Delcourt has some 9,500 titles, including bestsellers Les Légendaires, Lanfeust de Troy, Les Blagues de Toto, Zelda, Les P’tits Diables, Les Carnets de Cerise, and more. It’s also a prolific licensor of US comics for the Francophone market, including The Walking Dead (as huge a hit in France as in the US) and Hellboy.

They also branched out into manga as it became wildly popular in Europe, acquiring Tonkam in 2005 and Soleil in 2011. Many Delcourt titles have been published in English, including a digital deal with Comixology back in 2015.  Most recently, they partnered with DSTLRY to publish their books in France..

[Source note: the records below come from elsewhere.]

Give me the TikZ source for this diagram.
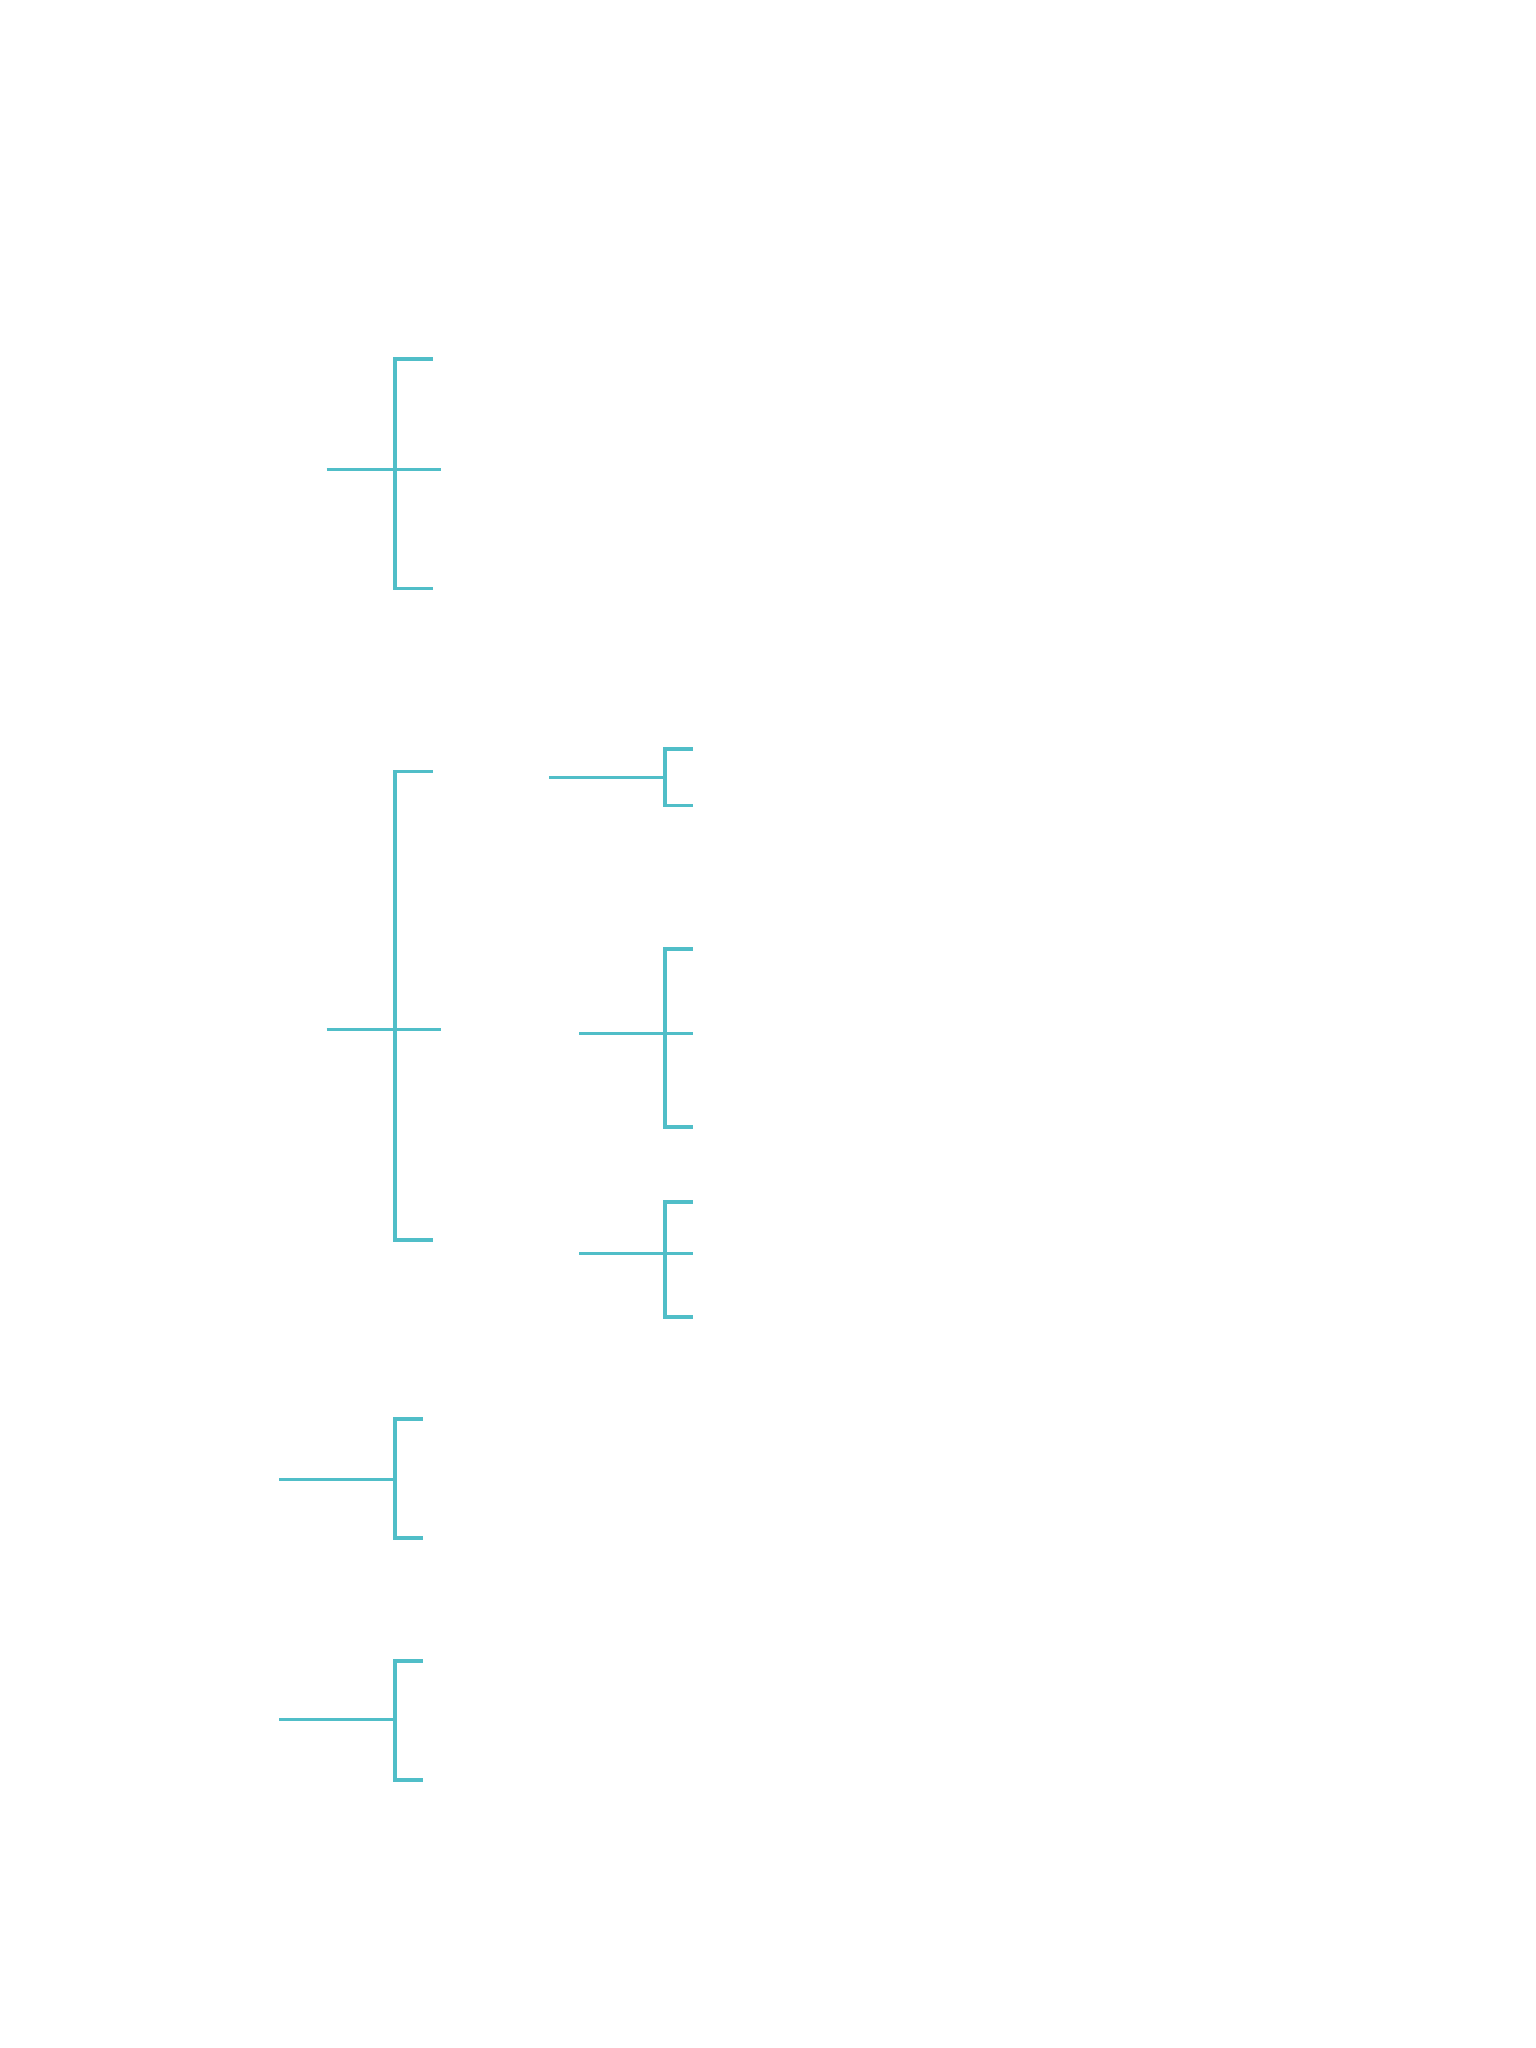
\documentclass[tikz,border=0pt]{standalone}
\usepackage{tikz}

\definecolor{fig-bracket}{RGB}{ 80, 190, 200}

\begin{document}
\begin{tikzpicture}[x=0.01cm, y=-0.01cm, line width=0.33mm,
    bracket/.style={draw=fig-bracket, line join=miter},
    stem/.style={draw=fig-bracket}]
    \useasboundingbox (0,0) rectangle (1536,2048);

    \coordinate (a) at (395,469.7);
    \draw[bracket] (432.7,359) -- (395,359) -- (395,588.5) -- (432.7,588.5);
    \draw[stem] (326.7,469.7) -- (441,469.7);

    \coordinate (b) at (395,1029.7);
    \draw[bracket] (432.7,771.5) -- (395,771.5) -- (395,1240) -- (432.7,1240);
    \draw[stem] (326.7,1029.7) -- (441.3,1029.7);

    \coordinate (c1) at (665,777.7);
    \coordinate (c1-in) at (549,777.7);
    \draw[bracket] (692.7,749) -- (665,749) -- (665,805.5) -- (692.7,805.5);
    \draw[stem] (c1-in) -- (c1);

    \coordinate (c2) at (665,1033.7);
    \draw[bracket] (692.7,949) -- (665,949) -- (665,1127) -- (692.7,1127);
    \draw[stem] (579,1033.7) -- (693,1033.7);

    \coordinate (c3) at (665,1253.7);
    \draw[bracket] (692.7,1202) -- (665,1202) -- (665,1317) -- (692.7,1317);
    \draw[stem] (579,1253.7) -- (693,1253.7);

    \coordinate (d) at (395,1479.7);
    \coordinate (d-in) at (279,1479.7);
    \draw[bracket] (422.7,1419) -- (395,1419) -- (395,1538) -- (422.7,1538);
    \draw[stem] (d-in) -- (d);

    \coordinate (e) at (395,1719.7);
    \coordinate (e-in) at (279,1719.7);
    \draw[bracket] (422.7,1661) -- (395,1661) -- (395,1780) -- (422.7,1780);
    \draw[stem] (e-in) -- (e);
  \end{tikzpicture}
\end{document}
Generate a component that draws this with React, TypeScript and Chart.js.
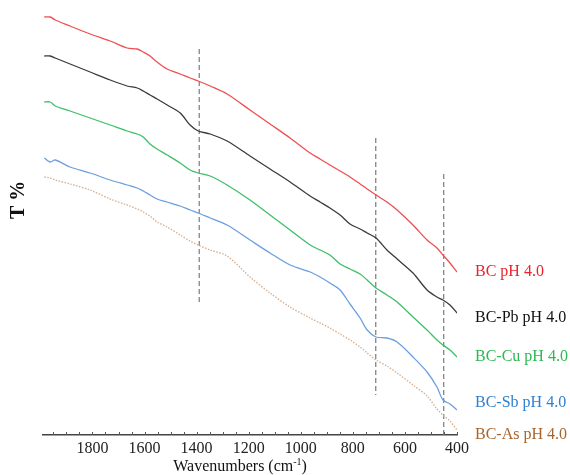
import { useEffect, useRef } from "react";
import { Chart, registerables } from "chart.js";
Chart.register(...registerables);

// Wavenumbers (cm-1) sampled along every spectrum
const wavenumbers = [1985, 1962, 1943, 1886, 1809, 1732, 1667, 1628, 1605, 1579, 1552, 1513, 1463, 1425, 1394, 1348, 1283, 1195, 1118, 1041, 964, 926, 888, 849, 811, 772, 745, 711, 669, 630, 569, 515, 477, 454, 427, 400];

// Transmittance (arbitrary, offset) for each spectrum
const bcValues = [418, 418, 415, 409, 401, 394, 387, 386, 383, 379, 373, 366, 361, 357, 354, 349, 341, 325, 311, 297, 282, 276, 270, 264, 258, 251, 246, 240, 233, 225, 210, 195, 187, 180, 172, 163];
const bcPbValues = [379, 379, 377, 371, 363, 355, 349, 347, 344, 340, 336, 330, 322, 310, 304, 301, 294, 279, 266, 253, 239, 233, 227, 220, 211, 206, 202, 197, 185, 176, 162, 145, 138, 135, 130, 122];
const bcCuValues = [333, 333, 329, 324, 317, 310, 304, 301, 298, 291, 286, 280, 272, 265, 262, 259, 250, 235, 220, 205, 190, 185, 180, 171, 166, 161, 155, 147, 140, 133, 118, 105, 95, 90, 85, 78];
const bcSbValues = [277, 273, 275, 268, 262, 255, 250, 247, 244, 240, 236, 233, 229, 225, 222, 217, 210, 195, 182, 170, 163, 158, 152, 145, 131, 117, 105, 98, 97, 93, 78, 63, 48, 35, 31, 25];
const bcAsValues = [258, 257, 255, 251, 245, 236, 230, 226, 223, 219, 213, 208, 200, 194, 190, 185, 179, 158, 142, 128, 117, 112, 107, 101, 95, 88, 82, 75, 69, 62, 50, 39, 26, 20, 14, 5];

const seriesLabels = ["BC pH 4.0", "BC-Pb pH 4.0", "BC-Cu pH 4.0", "BC-Sb pH 4.0", "BC-As pH 4.0"];
const xTickValues = [1800, 1600, 1400, 1200, 1000, 800, 600, 400];

// Vertical reference lines
const markerWavenumbers = [1390, 712, 451];
const markerTops = [386, 297, 261];
const markerBottoms = [130, 40, 0];

const lineColors = ["#ef4f52", "#3b3b3b", "#3dbf68", "#6b9fe0", "#d8b092"];
const labelColors = ["#e8242c", "#111111", "#2db852", "#2f7fd2", "#a9642c"];
const labelShift = [0, 5, 0, -7, 5];
const SERIF = '"Liberation Serif", "Times New Roman", serif';

const overlayPlugin = {
  id: "overlay",
  afterDraw(chart: any) {
    const { ctx, chartArea, scales } = chart;
    const xs = scales.x;
    const ys = scales.y;
    ctx.save();
    // minor ticks pointing upward
    ctx.strokeStyle = "#555";
    ctx.lineWidth = 1;
    for (let v = 400; v <= 1950; v += 50) {
      const px = Math.round(xs.getPixelForValue(v)) + 0.5;
      ctx.beginPath();
      ctx.moveTo(px, chartArea.bottom);
      ctx.lineTo(px, chartArea.bottom - 3);
      ctx.stroke();
    }
    // y title
    ctx.save();
    ctx.translate(19, chartArea.top + (chartArea.bottom - chartArea.top) * 0.44);
    ctx.rotate(-Math.PI / 2);
    ctx.font = `bold 20px ${SERIF}`;
    ctx.fillStyle = "#111";
    ctx.textAlign = "center";
    ctx.textBaseline = "middle";
    ctx.fillText("T %", 0, 0);
    ctx.restore();
    // x title with superscript
    const main = "Wavenumbers (cm";
    const sup = "-1";
    const end = ")";
    ctx.fillStyle = "#111";
    ctx.textBaseline = "alphabetic";
    ctx.textAlign = "left";
    ctx.font = `16px ${SERIF}`;
    const w1 = ctx.measureText(main).width;
    const w3 = ctx.measureText(end).width;
    ctx.font = `10px ${SERIF}`;
    const w2 = ctx.measureText(sup).width;
    const total = w1 + w2 + w3;
    const cx = chartArea.left + (chartArea.right - chartArea.left) * 0.476;
    const baseY = 471;
    const x0 = cx - total / 2;
    ctx.font = `16px ${SERIF}`;
    ctx.fillText(main, x0, baseY);
    ctx.font = `10px ${SERIF}`;
    ctx.fillText(sup, x0 + w1, baseY - 6);
    ctx.font = `16px ${SERIF}`;
    ctx.fillText(end, x0 + w1 + w2, baseY);
    // series labels
    const allSeries = [bcValues, bcPbValues, bcCuValues, bcSbValues, bcAsValues];
    ctx.font = `16px ${SERIF}`;
    ctx.textAlign = "left";
    ctx.textBaseline = "middle";
    allSeries.forEach((vals, i) => {
      const y = ys.getPixelForValue(vals[vals.length - 1]) + labelShift[i];
      ctx.fillStyle = labelColors[i];
      ctx.fillText(seriesLabels[i], chartArea.right + 18, y);
    });
    ctx.restore();
  },
};

export default function App() {
  const ref = useRef<HTMLCanvasElement | null>(null);
  useEffect(() => {
    if (!ref.current) return;
    const allSeries = [bcValues, bcPbValues, bcCuValues, bcSbValues, bcAsValues];
    const datasets: any[] = allSeries.map((vals, i) => ({
      label: seriesLabels[i],
      data: wavenumbers.map((w, j) => ({ x: w, y: vals[j] })),
      borderColor: lineColors[i],
      borderWidth: i === 4 ? 1.4 : 1.3,
      borderDash: i === 4 ? [1.5, 1.5] : [],
      pointRadius: 0,
      tension: 0.3,
      fill: false,
    }));
    markerWavenumbers.forEach((w, i) => {
      datasets.push({
        label: "marker" + i,
        data: [
          { x: w, y: markerTops[i] },
          { x: w, y: markerBottoms[i] },
        ],
        borderColor: "#7a7a7a",
        borderWidth: 1.2,
        borderDash: [5, 3],
        pointRadius: 0,
        fill: false,
      });
    });
    const chart = new Chart(ref.current, {
      type: "line",
      data: { datasets },
      options: {
        animation: false,
        responsive: false,
        maintainAspectRatio: false,
        layout: { padding: { left: 43, right: 113, top: 15, bottom: 0 } },
        plugins: { legend: { display: false }, tooltip: { enabled: false } },
        scales: {
          x: {
            type: "linear",
            reverse: true,
            min: 400,
            max: 1990,
            afterBuildTicks: (s: any) => {
              s.ticks = xTickValues.map((v) => ({ value: v }));
            },
            afterFit: (s: any) => {
              s.height = 40;
            },
            grid: { display: false, drawTicks: false },
            border: { display: true, color: "#444", width: 1.5 },
            ticks: {
              color: "#222",
              font: { family: SERIF, size: 16 },
              padding: 4,
              maxRotation: 0,
              autoSkip: false,
              callback: (v: any) => String(v),
            },
          },
          y: { display: false, min: 0, max: 420 },
        },
      },
      plugins: [overlayPlugin],
    });
    return () => chart.destroy();
  }, []);
  return (
    <div style={{ position: "fixed", left: 0, top: 0, width: 570, height: 475, background: "#fff" }}>
      <canvas ref={ref} width={570} height={475} style={{ width: 570, height: 475, display: "block" }} />
    </div>
  );
}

While this won’t have much effect on the US comics market, this is a huge move for the French comics scene – as preliminary as it seems to be based on the ActuaLitté report. Guy Delcourt is a hugely respected figure in the French publishing industry, but as the reference to Glenat suggests, finding a successor to run the company in the family isn’t always possible. (Glénat is the #2 French comics publisher, after Mediatoon, and was similarly founded by a rugged individualist, Jacques Glénat.)

Developing.

 

1 COMMENT

  1. From what I can find out, the publisher is named Média-Participations (more of a holding company than a publisher, though), and Mediatoon is their branch for licensing and distribution.